Estabeleci rituais de cuidado seguidos à risca quase com a disciplina e
espiritualidade de um mestre zen. Independente do que eu fizesse, porém, as
folhas continuavam meio encolhidas, com jeito de ressabiadas, e o que dizer
daquele verde? Áspero, mal-humorado, com cara de quem estava achando tudo muito
monótono. Aquele verde não tinha nenhum brilho nos olhos. Definitivamente, eu
não lhe apetecia.
O que veio a seguir aconteceu em uma noite quente de quase
verão. Havia uma brisa fresca e, apesar do calor, a noite era agradável; meu filho, que ainda contava poucos meses de nascimento, dormia profundamente no berço, no mesmo quarto onde minha mãe assistia a um programa de tevê. Decidi
passear pelo gramado e acabei me sentando sob uma laranjeira, ao lado de onde
havia deixado, horas antes, meu bonsai de figo. Comecei a pensar na vida. E, subitamente, me
sentia menina demais para compreender que havia ainda uma vida inteira pela
frente. Então, naquela noite – que era, como meus pensamentos, morna e
imediata, e que parecia tão eterna e estática como se fosse sempre ser noite
escura embora eu soubesse que, após ligeira brevidade, seria manhã – sentei-me
com os joelhos cerrados entre os braços e precisei me esforçar para conter a
primeira lágrima. Eu sabia que minha pequenina figueira estava ali. Então estiquei
uma mão em direção a ela e, ainda com os olhos na direção do nada, disse com
uma cumplicidade tanta que até me surpreendeu:
- Você sabe. Eu sei que você sabe o que eu estou sentindo.

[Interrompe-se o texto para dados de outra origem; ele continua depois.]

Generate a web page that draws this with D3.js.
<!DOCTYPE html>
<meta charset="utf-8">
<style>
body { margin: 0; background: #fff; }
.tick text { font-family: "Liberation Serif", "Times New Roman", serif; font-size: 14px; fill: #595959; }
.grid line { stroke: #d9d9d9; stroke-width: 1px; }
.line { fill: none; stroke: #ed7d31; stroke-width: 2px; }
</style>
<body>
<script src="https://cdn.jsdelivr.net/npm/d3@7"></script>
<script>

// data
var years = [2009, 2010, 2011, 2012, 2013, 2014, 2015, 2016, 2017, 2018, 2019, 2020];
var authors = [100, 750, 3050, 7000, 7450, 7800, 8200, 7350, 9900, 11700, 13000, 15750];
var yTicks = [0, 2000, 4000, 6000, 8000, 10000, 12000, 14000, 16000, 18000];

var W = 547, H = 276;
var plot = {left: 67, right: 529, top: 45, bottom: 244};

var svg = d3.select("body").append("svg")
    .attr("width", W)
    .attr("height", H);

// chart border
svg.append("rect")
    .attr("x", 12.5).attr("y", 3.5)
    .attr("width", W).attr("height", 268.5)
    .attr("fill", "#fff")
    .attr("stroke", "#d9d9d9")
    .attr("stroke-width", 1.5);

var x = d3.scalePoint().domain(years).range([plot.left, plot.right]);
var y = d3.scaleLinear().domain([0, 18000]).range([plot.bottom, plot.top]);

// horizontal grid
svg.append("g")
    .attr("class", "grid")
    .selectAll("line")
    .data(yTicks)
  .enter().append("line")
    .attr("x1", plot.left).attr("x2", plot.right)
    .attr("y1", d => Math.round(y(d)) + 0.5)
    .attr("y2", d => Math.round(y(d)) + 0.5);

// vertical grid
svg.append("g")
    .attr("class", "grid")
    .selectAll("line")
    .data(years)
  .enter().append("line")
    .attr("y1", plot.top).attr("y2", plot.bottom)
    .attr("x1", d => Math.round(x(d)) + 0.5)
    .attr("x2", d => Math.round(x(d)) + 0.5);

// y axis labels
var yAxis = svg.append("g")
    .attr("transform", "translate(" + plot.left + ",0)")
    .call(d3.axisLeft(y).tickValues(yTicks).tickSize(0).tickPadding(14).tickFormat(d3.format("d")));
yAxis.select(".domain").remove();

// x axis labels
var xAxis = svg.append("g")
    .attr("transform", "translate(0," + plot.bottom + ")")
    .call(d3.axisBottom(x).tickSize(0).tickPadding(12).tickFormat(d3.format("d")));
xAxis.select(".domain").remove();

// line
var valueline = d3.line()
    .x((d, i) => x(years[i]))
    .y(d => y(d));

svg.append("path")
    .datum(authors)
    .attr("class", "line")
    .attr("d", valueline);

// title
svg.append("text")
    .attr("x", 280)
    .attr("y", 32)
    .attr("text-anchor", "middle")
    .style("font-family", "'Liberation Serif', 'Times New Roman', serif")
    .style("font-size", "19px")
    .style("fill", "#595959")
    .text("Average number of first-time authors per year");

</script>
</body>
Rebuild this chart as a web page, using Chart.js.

Continuei a acariciá-la – até que meus dedos esbarraram em
uma forma arredondada, de uma textura diferente e suave. Não me contive: saltei
em sua direção e estava ali, o primeiro fruto do meu bonsai de figo! E era, eu
tinha certeza, um presente seu para mim. Enquanto minha pele era acariciada por
suas folhas, eu me entregava à comunhão silenciosa com aquela arvorezinha. Eu a
ignorara durante tanto tempo. Tive raiva dela, até. Mas, naqueles dias
tumultuados, eu sabia, agora eu sabia, ela também cuidara de mim, a princípio
mais por obrigação do que por opção, como eu fizera com ela quando seu legítimo
dono se foi. Mas ela também aprendera a gostar de mim. Havia amor, afinal.
Foi, sem dúvida, um instante de felicidade.